Ihm steht überall dasselbe entgegen: Menschliche Niedrigkeit, Sünde und Gemeinheit. Nur das vermag Leben zu nichten, den Strom zu unterbrechen. Bis die Sünde es ist, die dafür sorgt, daß Menschen mit dem Hochmut, ein anderes Leben bauen zu wollen als das, das Leben selbst ist, an Dürre sterben. Irgendwann kommt deshalb immer der Tag des Endes des Bösen. Das sich aber so leicht mit der Macht der Gewalt, der Kraft des Stärkeren, der sich an keine Wahrheit bindet, verbündet.
Ja, es hat - und das macht das Ewige auch an Christopher Grimmelshausen Geschichte aus - nie ein Ende damit, so realistisch muß man sein.

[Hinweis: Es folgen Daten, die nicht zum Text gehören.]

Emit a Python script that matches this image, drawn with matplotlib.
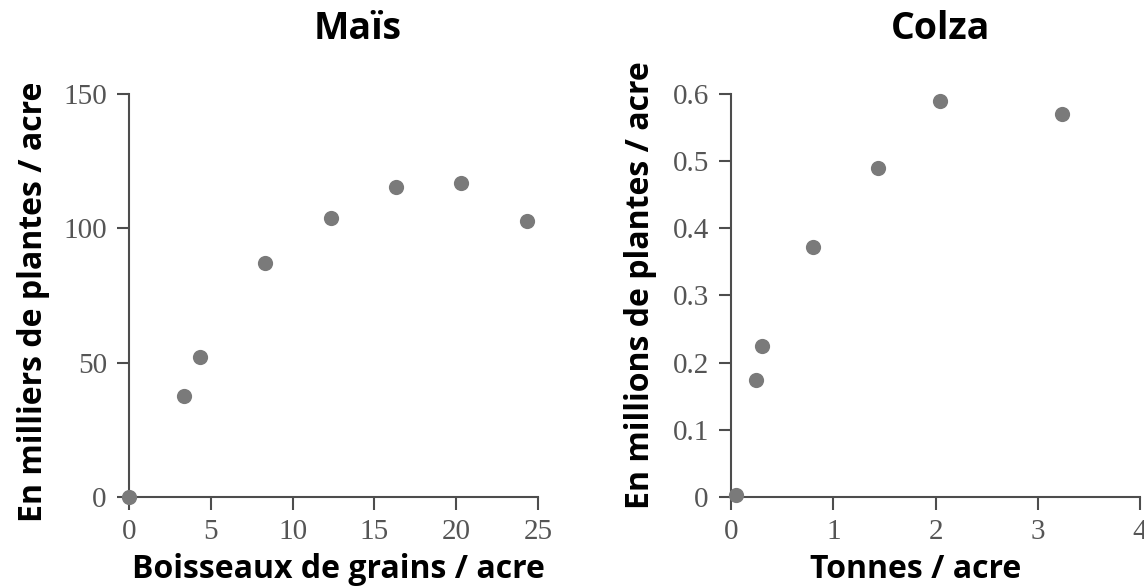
import matplotlib.pyplot as plt

# Maïs
mais_x = [0, 3.35, 4.35, 8.3, 12.35, 16.3, 20.3, 24.3]
mais_y = [0, 37.6, 52.2, 87.1, 103.8, 115.4, 116.9, 102.7]

# Colza
colza_x = [0.05, 0.245, 0.30, 0.80, 1.44, 2.04, 3.24]
colza_y = [0.003, 0.174, 0.225, 0.372, 0.49, 0.589, 0.570]

mais_xticks = [0, 5, 10, 15, 20, 25]
mais_yticks = [0, 50, 100, 150]
colza_xticks = [0, 1, 2, 3, 4]
colza_yticks = [0, 0.1, 0.2, 0.3, 0.4, 0.5, 0.6]
colza_yticklabels = ['0', '0.1', '0.2', '0.3', '0.4', '0.5', '0.6']

spine_col = '#4d4d4d'
dot_col = '#7a7a7a'
tick_font = 'Liberation Serif'
label_font = 'Open Sans'

fig = plt.figure(figsize=(11.44, 5.86), dpi=100)
ax1 = fig.add_axes([0.1128, 0.1519, 0.3575, 0.6877])
ax2 = fig.add_axes([0.639, 0.1519, 0.3575, 0.6877])


def style(ax):
    for s in ['top', 'right']:
        ax.spines[s].set_visible(False)
    for s in ['left', 'bottom']:
        ax.spines[s].set_color(spine_col)
        ax.spines[s].set_linewidth(1.5)
    ax.tick_params(direction='out', length=9, width=1.5, color=spine_col,
                   labelcolor='#555555', labelsize=21, pad=7)
    for lab in ax.get_xticklabels() + ax.get_yticklabels():
        lab.set_fontfamily(tick_font)


ax1.scatter(mais_x, mais_y, s=120, color=dot_col, zorder=3, clip_on=False, linewidths=0)
ax1.set_xlim(0, 25)
ax1.set_ylim(0, 150)
ax1.set_xticks(mais_xticks)
ax1.set_yticks(mais_yticks)
style(ax1)
ax1.set_xlabel('Boisseaux de grains / acre', fontsize=23, fontweight='bold', family=label_font)
ax1.set_ylabel('En milliers de plantes / acre', fontsize=23, fontweight='bold', family=label_font)
ax1.xaxis.set_label_coords(0.511, -0.14)
ax1.yaxis.set_label_coords(-0.193, 0.484)

ax2.scatter(colza_x, colza_y, s=120, color=dot_col, zorder=3, clip_on=False, linewidths=0)
ax2.set_xlim(0, 4)
ax2.set_ylim(0, 0.6)
ax2.set_xticks(colza_xticks)
ax2.set_yticks(colza_yticks)
ax2.set_yticklabels(colza_yticklabels)
style(ax2)
ax2.set_xlabel('Tonnes / acre', fontsize=23, fontweight='bold', family=label_font)
ax2.set_ylabel('En millions de plantes / acre', fontsize=23, fontweight='bold', family=label_font)
ax2.xaxis.set_label_coords(0.452, -0.14)
ax2.yaxis.set_label_coords(-0.181, 0.526)

fig.text(0.313, 0.95, 'Maïs', ha='center', va='center', fontsize=27,
         fontweight='bold', family=label_font)
fig.text(0.8225, 0.95, 'Colza', ha='center', va='center', fontsize=27,
         fontweight='bold', family=label_font)

fig.savefig('out.png', dpi=100, facecolor='white')
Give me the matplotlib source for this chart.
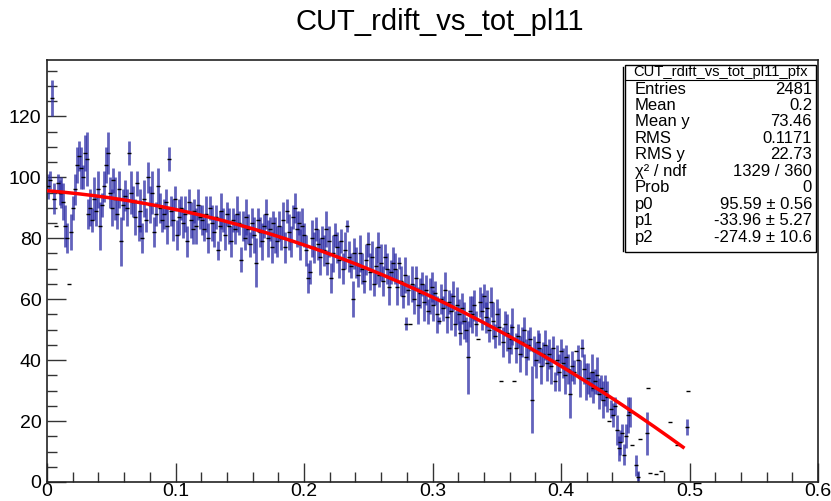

Es hat allzu oft in einer Gesellschaft überhand, deren Weg zu einer ordnenden Rechtsgewalt immer weit und mühsam ist. Ohne je vollkommen sein zu können. (Denn genau der Glaube daran, eine perfekte, vollkommene Rechts- und Gerechtigkeitsgesellschaft herstellen zu können, ist selbst bereits die Quelle nächster und meist monströser Untaten.)
Nur diesem breiten Fluß des Lebens ist der Mensch aber in Wahrheit verpflichtet. Aus diesem kommt er, von diesem lebt er, und darin will er weiterleben. Dort liegt auch seine Religiosität, die sich an den elementarsten Dingen entzündet. An der Hoffnung, daß die Welt ihm etwas gibt, das ihm dann Frucht des Lebens ist. Deretwegen er überhaupt lebt, täglich neu aufsteht, wenn die Sonne aufsteigt, und seinen Hunger stillt, und den seiner Nächsten, der gastfreundlich ist, weil es selbstverständlich ist, und wo sich auch das eine oder andere an Aberglauben einmischt. Aber das wollen wir nicht mit der Goldwaage messen. Was etwas ist - so seltsam das auch an dieser Stelle klingen mag - ist in diesem Strom so in toto enthalten, daß es immer schwer ist, es so herauszuschälen, daß es wirklich angreifbar ist.
Was es sein wird, wonach wir einmal gerichtet werden, ist das, was mit unserem Namen verbunden bleibt. Das muß niemand je ausgesprochen haben. Es ist das, was "einfach da" ist. Und das, das kennt Gott. Und das bewertet er.